§ Written exercise
Transcribe the listing in full, excluding any pictures.
** START Data shown **
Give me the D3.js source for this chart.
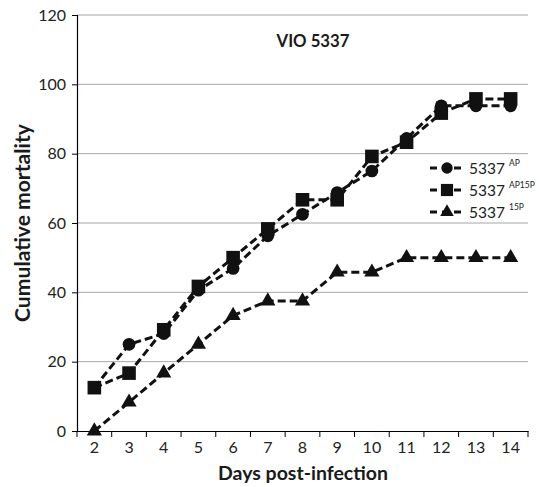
<!DOCTYPE html>
<html><head><meta charset="utf-8">
<script src="https://cdn.jsdelivr.net/npm/d3@7/dist/d3.min.js"></script>
<style>body{margin:0;background:#fff}svg{display:block}text{font-family:Lato,"Open Sans",sans-serif}</style>
</head><body>
<script>
const days = ["2","3","4","5","6","7","8","9","10","11","12","13","14"];
const seriesNames = ["5337", "5337", "5337"];
const seriesSup = ["AP", "AP15P", "15P"];
const valuesAP = [12.5, 25, 28.1, 40.6, 46.9, 56.3, 62.5, 68.8, 75, 84.4, 93.8, 93.8, 93.8];
const valuesAP15P = [12.5, 16.7, 29.2, 41.7, 50, 58.3, 66.7, 66.7, 79.2, 83.3, 91.7, 95.8, 95.8];
const values15P = [0, 8.3, 16.7, 25, 33.3, 37.5, 37.5, 45.8, 45.8, 50, 50, 50, 50];
const yTicks = [0, 20, 40, 60, 80, 100, 120];
const title = "VIO 5337";
const xTitle = "Days post-infection";
const yTitle = "Cumulative mortality";

const W = 539, H = 487;
const m = {left: 77, right: 11, top: 15, bottom: 56};
const svg = d3.select("body").append("svg").attr("width", W).attr("height", H);
const x = d3.scaleBand().domain(days).range([m.left, W - m.right]);
const y = d3.scaleLinear().domain([0, 120]).range([H - m.bottom, m.top]);

function fitText(sel, target) {
  const w = sel.node().getComputedTextLength();
  const fs = parseFloat(sel.attr("font-size"));
  sel.attr("font-size", (fs * target / w).toFixed(2));
}

// gridlines
svg.append("g").selectAll("line").data(yTicks.filter(d => d > 0)).join("line")
  .attr("x1", m.left).attr("x2", W - m.right)
  .attr("y1", d => y(d)).attr("y2", d => y(d))
  .attr("stroke", "#a6a6a6").attr("stroke-width", 1);

// y axis
const ya = svg.append("g").attr("transform", `translate(${m.left},0)`)
  .call(d3.axisLeft(y).tickValues(yTicks).tickSize(5).tickPadding(6));
ya.select(".domain").attr("stroke", "#000").attr("stroke-width", 1.2);
ya.selectAll(".tick line").attr("stroke", "#000");
ya.selectAll("text").attr("font-size", 16).attr("fill", "#222");

// x axis
const xa = svg.append("g").attr("transform", `translate(0,${y(0)})`)
  .call(d3.axisBottom(x).tickSize(0).tickPadding(11).tickSizeOuter(0));
xa.select(".domain").attr("stroke", "#000").attr("stroke-width", 1.2);
xa.selectAll("text").attr("font-size", 16).attr("fill", "#222");
// boundary ticks
const bounds = days.map(d => x(d)).concat([x(days[days.length-1]) + x.bandwidth()]);
svg.append("g").selectAll("line").data(bounds).join("line")
  .attr("x1", d => d).attr("x2", d => d)
  .attr("y1", y(0)).attr("y2", y(0) + 6)
  .attr("stroke", "#000").attr("stroke-width", 1);

// titles
const t1 = svg.append("text").attr("x", 313).attr("y", 47).attr("text-anchor", "middle")
  .attr("font-size", 17).attr("font-weight", "bold").attr("fill", "#1a1a1a").text(title);
fitText(t1, 73);
const t2 = svg.append("text").attr("x", 303).attr("y", 480).attr("text-anchor", "middle")
  .attr("font-size", 20).attr("font-weight", "bold").attr("fill", "#1a1a1a").text(xTitle);
fitText(t2, 170);
const t3 = svg.append("text").attr("transform", `translate(30,${(y(0) + y(120)) / 2}) rotate(-90)`)
  .attr("text-anchor", "middle").attr("font-size", 20).attr("font-weight", "bold")
  .attr("fill", "#1a1a1a").text(yTitle);
fitText(t3, 198);

const cx = d => x(d) + x.bandwidth() / 2;
const line = d3.line().x((d, i) => cx(days[i])).y(d => y(d));

const allSeries = [valuesAP, valuesAP15P, values15P];
const symOf = [d3.symbolCircle, d3.symbolSquare, d3.symbolTriangle];
const sizeOf = [127, 185, 100];
[1, 2, 0].forEach(s => {
  const vals = allSeries[s];
  svg.append("path").datum(vals).attr("d", line).attr("fill", "none")
    .attr("stroke", "#111").attr("stroke-width", 3).attr("stroke-dasharray", "8,4");
  svg.append("g").selectAll("path").data(vals).join("path")
    .attr("transform", (d, i) => `translate(${cx(days[i])},${y(d)})`)
    .attr("d", d3.symbol().type(symOf[s]).size(sizeOf[s])).attr("fill", "#111");
});

// legend
const lg = svg.append("g");
[0, 1, 2].forEach(s => {
  const ly = 168 + s * 22;
  lg.append("line").attr("x1", 430).attr("x2", 463).attr("y1", ly).attr("y2", ly)
    .attr("stroke", "#111").attr("stroke-width", 3).attr("stroke-dasharray", "7,5");
  lg.append("path").attr("transform", `translate(447,${ly})`)
    .attr("d", d3.symbol().type(symOf[s]).size(sizeOf[s] * 0.8)).attr("fill", "#111");
  const t = lg.append("text").attr("x", 469).attr("y", ly + 6).attr("font-size", 15.5).attr("fill", "#222");
  t.append("tspan").text(seriesNames[s]);
  t.append("tspan").attr("dx", 4).attr("dy", -8).attr("font-size", 8.5).text(seriesSup[s]);
});
</script>
</body></html>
** END Data shown **
§ Complete output
Give me the D3.js source for this chart.
<!DOCTYPE html>
<html><head><meta charset="utf-8">
<script src="https://cdn.jsdelivr.net/npm/d3@7/dist/d3.min.js"></script>
<style>body{margin:0;background:#fff}svg{display:block}text{font-family:Lato,"Open Sans",sans-serif}</style>
</head><body>
<script>
const days = ["2","3","4","5","6","7","8","9","10","11","12","13","14"];
const seriesNames = ["5337", "5337", "5337"];
const seriesSup = ["AP", "AP15P", "15P"];
const valuesAP = [12.5, 25, 28.1, 40.6, 46.9, 56.3, 62.5, 68.8, 75, 84.4, 93.8, 93.8, 93.8];
const valuesAP15P = [12.5, 16.7, 29.2, 41.7, 50, 58.3, 66.7, 66.7, 79.2, 83.3, 91.7, 95.8, 95.8];
const values15P = [0, 8.3, 16.7, 25, 33.3, 37.5, 37.5, 45.8, 45.8, 50, 50, 50, 50];
const yTicks = [0, 20, 40, 60, 80, 100, 120];
const title = "VIO 5337";
const xTitle = "Days post-infection";
const yTitle = "Cumulative mortality";

const W = 539, H = 487;
const m = {left: 77, right: 11, top: 15, bottom: 56};
const svg = d3.select("body").append("svg").attr("width", W).attr("height", H);
const x = d3.scaleBand().domain(days).range([m.left, W - m.right]);
const y = d3.scaleLinear().domain([0, 120]).range([H - m.bottom, m.top]);

function fitText(sel, target) {
  const w = sel.node().getComputedTextLength();
  const fs = parseFloat(sel.attr("font-size"));
  sel.attr("font-size", (fs * target / w).toFixed(2));
}

// gridlines
svg.append("g").selectAll("line").data(yTicks.filter(d => d > 0)).join("line")
  .attr("x1", m.left).attr("x2", W - m.right)
  .attr("y1", d => y(d)).attr("y2", d => y(d))
  .attr("stroke", "#a6a6a6").attr("stroke-width", 1);

// y axis
const ya = svg.append("g").attr("transform", `translate(${m.left},0)`)
  .call(d3.axisLeft(y).tickValues(yTicks).tickSize(5).tickPadding(6));
ya.select(".domain").attr("stroke", "#000").attr("stroke-width", 1.2);
ya.selectAll(".tick line").attr("stroke", "#000");
ya.selectAll("text").attr("font-size", 16).attr("fill", "#222");

// x axis
const xa = svg.append("g").attr("transform", `translate(0,${y(0)})`)
  .call(d3.axisBottom(x).tickSize(0).tickPadding(11).tickSizeOuter(0));
xa.select(".domain").attr("stroke", "#000").attr("stroke-width", 1.2);
xa.selectAll("text").attr("font-size", 16).attr("fill", "#222");
// boundary ticks
const bounds = days.map(d => x(d)).concat([x(days[days.length-1]) + x.bandwidth()]);
svg.append("g").selectAll("line").data(bounds).join("line")
  .attr("x1", d => d).attr("x2", d => d)
  .attr("y1", y(0)).attr("y2", y(0) + 6)
  .attr("stroke", "#000").attr("stroke-width", 1);

// titles
const t1 = svg.append("text").attr("x", 313).attr("y", 47).attr("text-anchor", "middle")
  .attr("font-size", 17).attr("font-weight", "bold").attr("fill", "#1a1a1a").text(title);
fitText(t1, 73);
const t2 = svg.append("text").attr("x", 303).attr("y", 480).attr("text-anchor", "middle")
  .attr("font-size", 20).attr("font-weight", "bold").attr("fill", "#1a1a1a").text(xTitle);
fitText(t2, 170);
const t3 = svg.append("text").attr("transform", `translate(30,${(y(0) + y(120)) / 2}) rotate(-90)`)
  .attr("text-anchor", "middle").attr("font-size", 20).attr("font-weight", "bold")
  .attr("fill", "#1a1a1a").text(yTitle);
fitText(t3, 198);

const cx = d => x(d) + x.bandwidth() / 2;
const line = d3.line().x((d, i) => cx(days[i])).y(d => y(d));

const allSeries = [valuesAP, valuesAP15P, values15P];
const symOf = [d3.symbolCircle, d3.symbolSquare, d3.symbolTriangle];
const sizeOf = [127, 185, 100];
[1, 2, 0].forEach(s => {
  const vals = allSeries[s];
  svg.append("path").datum(vals).attr("d", line).attr("fill", "none")
    .attr("stroke", "#111").attr("stroke-width", 3).attr("stroke-dasharray", "8,4");
  svg.append("g").selectAll("path").data(vals).join("path")
    .attr("transform", (d, i) => `translate(${cx(days[i])},${y(d)})`)
    .attr("d", d3.symbol().type(symOf[s]).size(sizeOf[s])).attr("fill", "#111");
});

// legend
const lg = svg.append("g");
[0, 1, 2].forEach(s => {
  const ly = 168 + s * 22;
  lg.append("line").attr("x1", 430).attr("x2", 463).attr("y1", ly).attr("y2", ly)
    .attr("stroke", "#111").attr("stroke-width", 3).attr("stroke-dasharray", "7,5");
  lg.append("path").attr("transform", `translate(447,${ly})`)
    .attr("d", d3.symbol().type(symOf[s]).size(sizeOf[s] * 0.8)).attr("fill", "#111");
  const t = lg.append("text").attr("x", 469).attr("y", ly + 6).attr("font-size", 15.5).attr("fill", "#222");
  t.append("tspan").text(seriesNames[s]);
  t.append("tspan").attr("dx", 4).attr("dy", -8).attr("font-size", 8.5).text(seriesSup[s]);
});
</script>
</body></html>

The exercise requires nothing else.